Interestingly, she isn’t a parent, I tell him. “I didn’t know that... But if you look at the strategy, the only thing that’s mandatory – and I can honestly tell you that I put that there – is the sugary drink tax.
“I spent two years building a narrative and backing it up with science, having it ring-fenced – George Osborne will tell you I built it. I forced debate in the House of Lords by getting over 100,000 people on the petition and brought their website down. The only [mandatory] thing wouldn’t be there if I hadn’t done the things I’ve done. Take that out, there’s nothing.
Oliver meeting then-Prime Minister Tony Blair in 2005
“It’s the same old bull. And the same old bull hasn’t worked for 20 years... I’m happy to see her at any point. But her people have locked down all communications. And it was done when they were all on holiday, in August. It just means, ‘Don’t care, don’t care, don’t care, get it under the radar’. It’s a travesty.”

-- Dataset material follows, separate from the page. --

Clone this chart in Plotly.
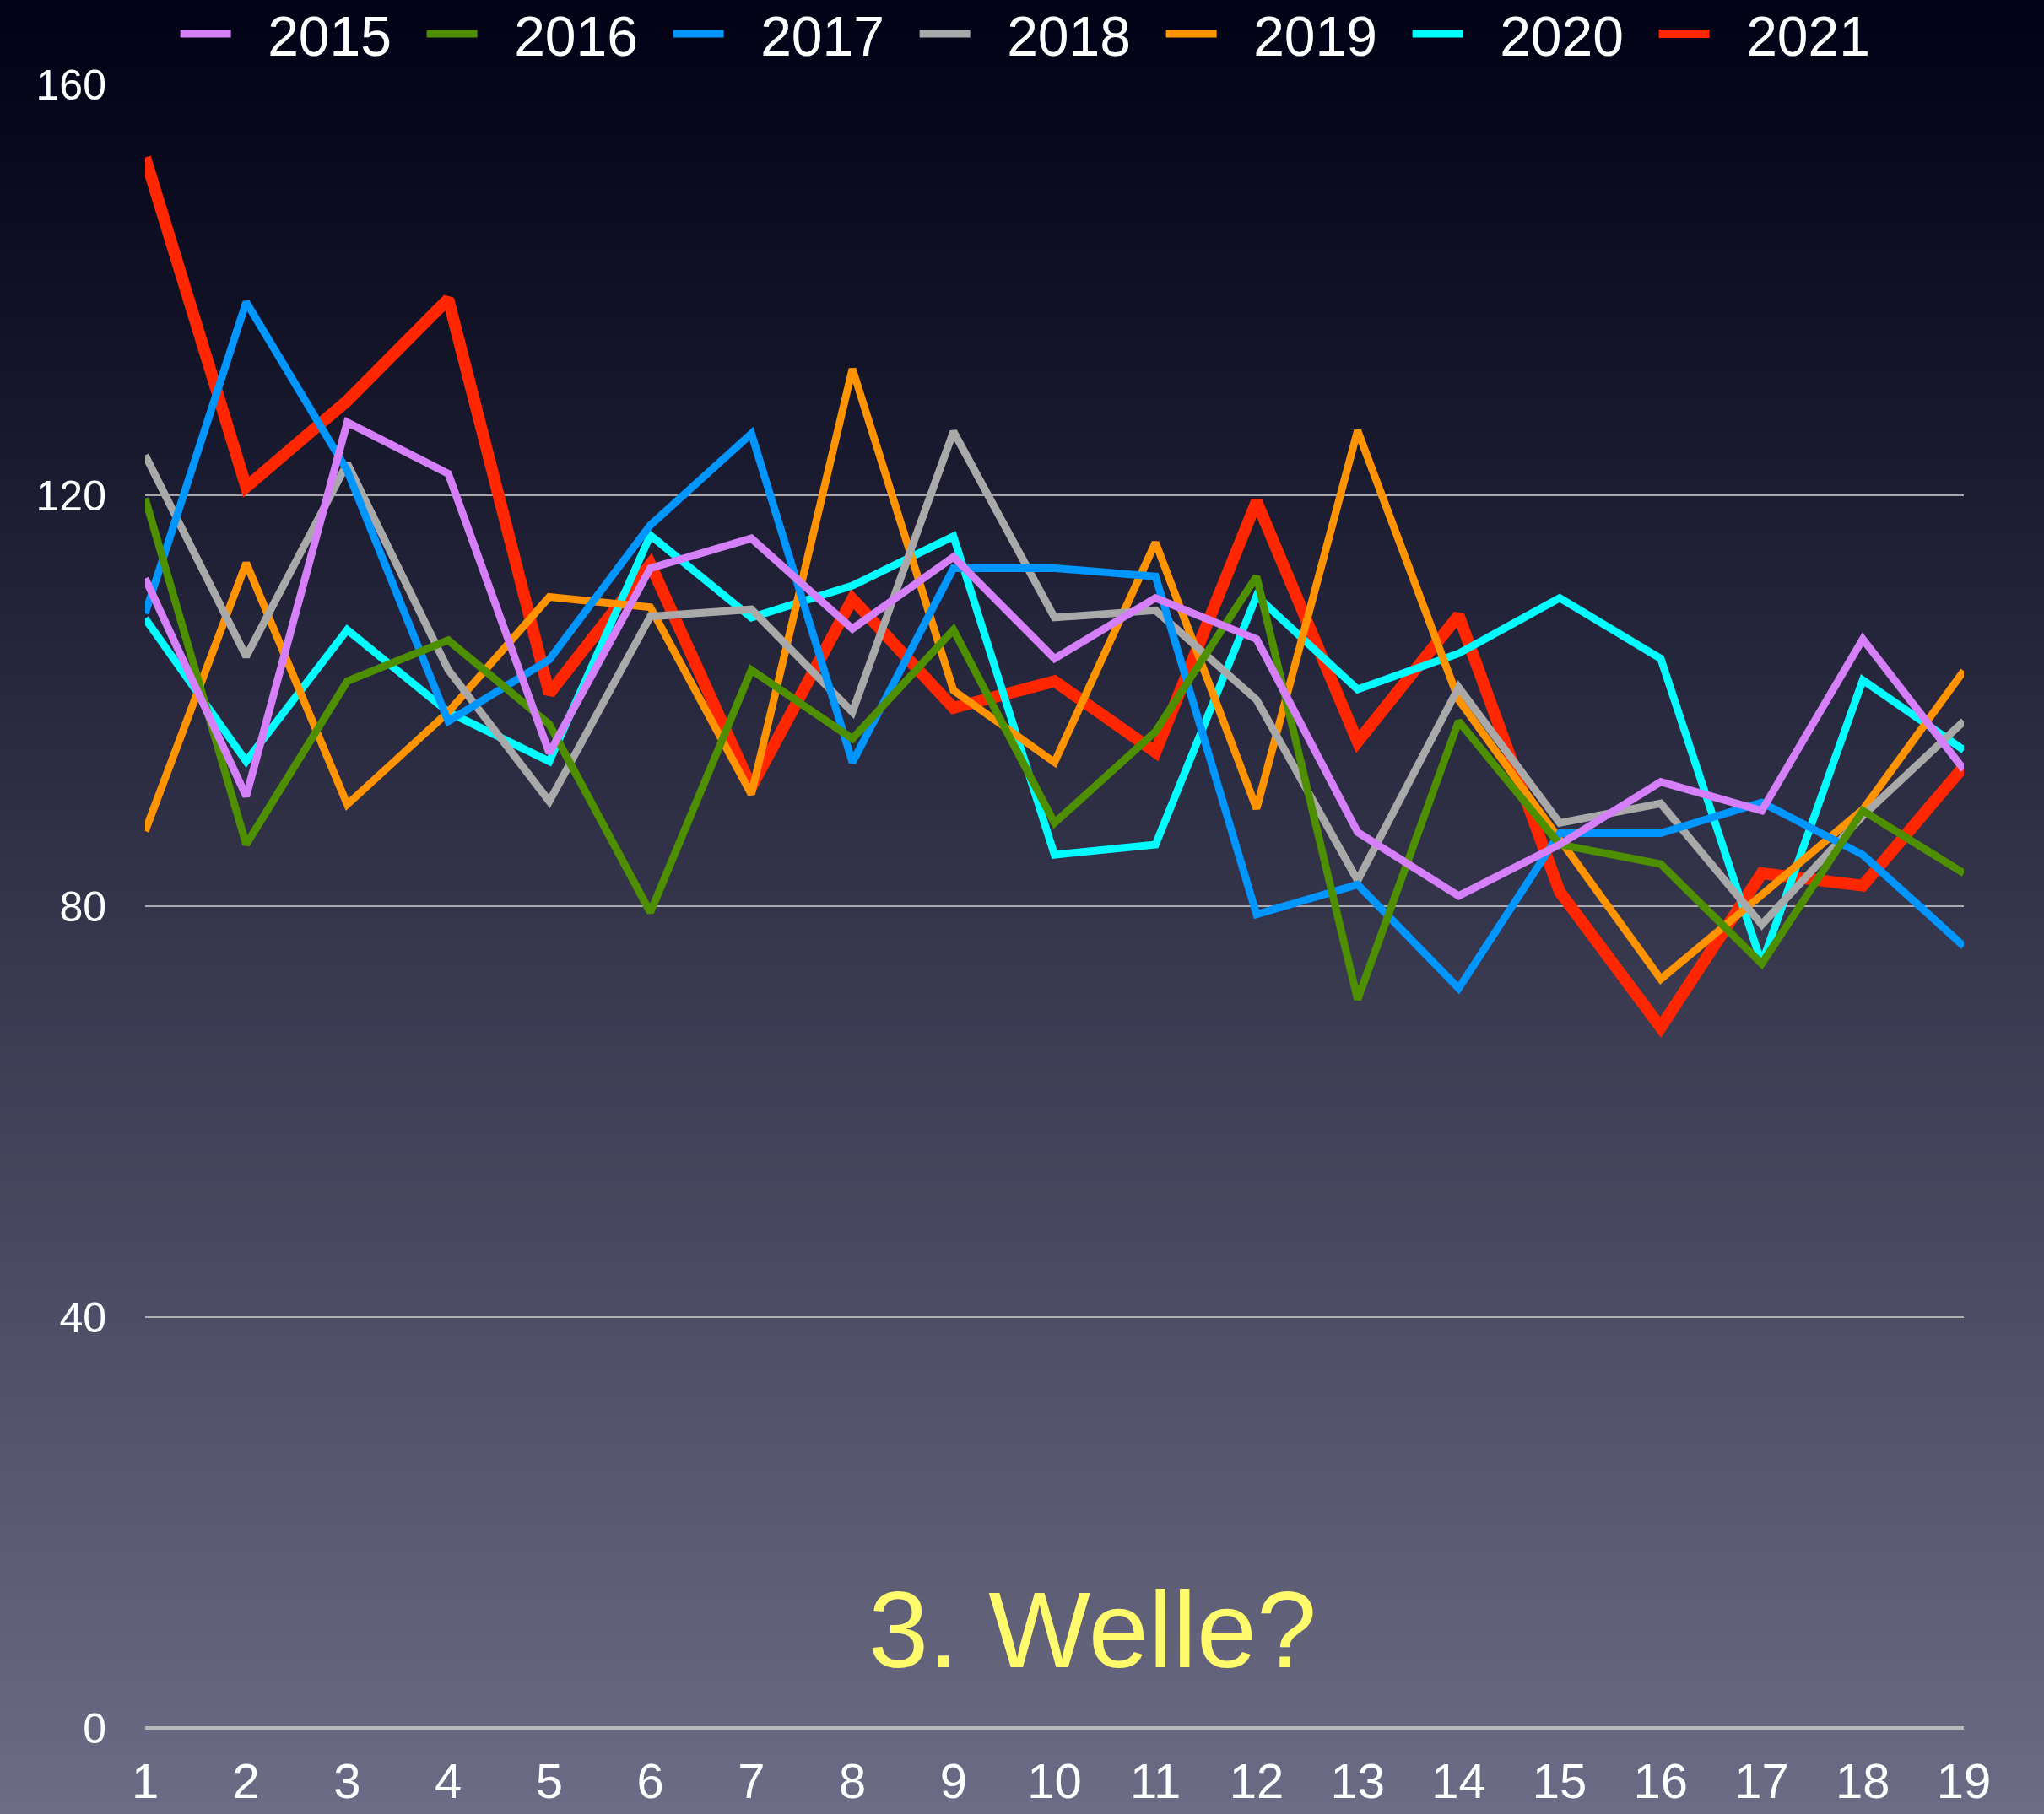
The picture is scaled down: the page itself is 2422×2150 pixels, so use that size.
import plotly.graph_objects as go

weeks = list(range(1, 20))
years = ["2015", "2016", "2017", "2018", "2019", "2020", "2021"]

v2015 = [111.9, 90.7, 127.1, 122.1, 94.9, 112.9, 115.8, 107.0, 114.0, 104.1, 110.0, 106.0, 87.2, 81.0, 86.0, 92.1, 89.3, 106.0, 93.3]
v2016 = [119.7, 86.0, 101.9, 105.9, 97.7, 79.4, 103.0, 96.3, 106.9, 88.1, 97.0, 112.1, 70.9, 98.0, 86.0, 84.1, 74.4, 89.3, 83.2]
v2017 = [108.5, 138.8, 122.4, 98.0, 104.0, 117.1, 126.0, 94.0, 112.9, 112.9, 112.1, 79.2, 82.1, 72.0, 87.1, 87.1, 90.1, 85.0, 76.1]
v2018 = [123.9, 104.3, 123.1, 103.0, 90.2, 108.2, 108.9, 98.9, 126.2, 108.1, 108.8, 100.1, 82.5, 101.3, 88.1, 90.0, 78.2, 88.8, 98.0]
v2019 = [87.3, 113.4, 89.9, 98.9, 110.1, 109.1, 90.9, 132.3, 101.0, 94.0, 115.4, 89.5, 126.3, 100.1, 86.5, 72.9, 81.1, 89.4, 102.9]
v2020 = [108.0, 94.1, 106.9, 98.9, 94.1, 116.1, 108.1, 111.2, 116.0, 85.0, 86.0, 110.2, 101.1, 104.6, 110.0, 104.1, 74.4, 102.0, 95.2]
v2021 = [152.9, 120.8, 129.2, 139.1, 100.7, 113.3, 91.6, 109.9, 99.3, 101.9, 95.0, 119.4, 96.0, 108.3, 81.4, 68.2, 83.2, 82.0, 93.6]

series = [v2015, v2016, v2017, v2018, v2019, v2020, v2021]
colors = ["#d57ff8", "#4e8f00", "#0096ff", "#a9a9a9", "#ff9300", "#00fdff", "#ff2600"]
widths = [9, 9, 9, 9, 9, 9, 14]

y_ticks = [0, 40, 80, 120, 160]
annotation_text = "3. Welle?"
legend_gap = "\u2002\u200a"  # small visual gap between legend line and label

fig = go.Figure()
# draw 2021 first so 2015 ends up on top (as in the reference)
for i in reversed(range(len(years))):
    fig.add_trace(go.Scatter(
        x=weeks, y=series[i], name=legend_gap + years[i], mode="lines",
        line=dict(color=colors[i], width=widths[i]),
        legendrank=int(years[i]), cliponaxis=False,
    ))

# vertical gradient background built from paper-referenced bands
top = (2, 2, 22)
bot = (108, 108, 134)
n = 160
t_m, b_m, H = 100, 102, 2150
l_m, r_m, W = 172, 95, 2422
ph = H - t_m - b_m
pw = W - l_m - r_m
y_lo = -b_m / ph
y_hi = 1 + t_m / ph
shapes = []
for k in range(n):
    f0 = k / n
    f1 = (k + 1) / n
    fm = (f0 + f1) / 2  # 0 at top, 1 at bottom
    g = fm ** 1.08
    c = tuple(int(round(top[j] + (bot[j] - top[j]) * g)) for j in range(3))
    y1 = y_hi - (y_hi - y_lo) * f0
    y0 = y_hi - (y_hi - y_lo) * f1
    if k == 0:
        y1 += 0.05
    if k == n - 1:
        y0 -= 0.05
    shapes.append(dict(type="rect", xref="paper", yref="paper",
                       x0=-0.2, x1=1.2, y0=y0 - 0.001, y1=y1 + 0.001,
                       fillcolor="rgb(%d,%d,%d)" % c, line=dict(width=0), layer="below"))

fig.update_layout(
    width=W, height=H,
    margin=dict(l=l_m, r=r_m, t=t_m, b=b_m, autoexpand=False),
    paper_bgcolor="rgb(40,40,64)",
    plot_bgcolor="rgba(0,0,0,0)",
    shapes=shapes,
    font=dict(family="Liberation Sans, Arial, sans-serif", color="white"),
    legend=dict(
        orientation="h", xanchor="left", x=0.017, yanchor="middle", y=1 + (t_m - 40) / ph,
        font=dict(size=66, color="white"), bgcolor="rgba(0,0,0,0)",
        entrywidth=217, entrywidthmode="pixels", itemwidth=60,
    ),
    xaxis=dict(
        range=[1, 19], tickvals=weeks, ticktext=[str(w) for w in weeks],
        showgrid=False, zeroline=False, showline=False,
        tickfont=dict(size=58, color="white"), ticklabelstandoff=24,
    ),
    yaxis=dict(
        range=[0, 160], tickvals=y_ticks,
        showgrid=True, gridcolor="rgba(200,200,200,0.8)", gridwidth=2,
        zeroline=True, zerolinecolor="rgba(190,190,190,0.95)", zerolinewidth=4,
        showline=False, tickfont=dict(size=50, color="white"), ticklabelstandoff=45,
    ),
    annotations=[dict(
        text=annotation_text, xref="paper", yref="paper",
        x=(1294 - l_m) / pw, y=(2048 - 1931) / ph,
        xanchor="center", yanchor="middle", showarrow=False,
        font=dict(size=128, color="#fffb6d", family="Liberation Sans, sans-serif"),
    )],
)

fig.write_html(
    "out.html",
    config={"displayModeBar": False},
    post_script="document.body.style.margin='0';document.body.style.background='rgb(40,40,64)';",
)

But maybe it’s his next opportunity, a chance to campaign? “I don’t know if she’s going to want to talk to me because I’ve nothing nice to say. Nothing. What we’ve got to do is dust down, regather our thoughts and be really, really annoying for the whole term.
"But I do think British parents don’t want to just hear bad news all the time. People just want stuff to be fixed.” His smile has faded as he gets up to leave. There’s work to be done. It’s fair to say that if Mrs May does pick up the phone, Jamie won’t be calling her “darling”.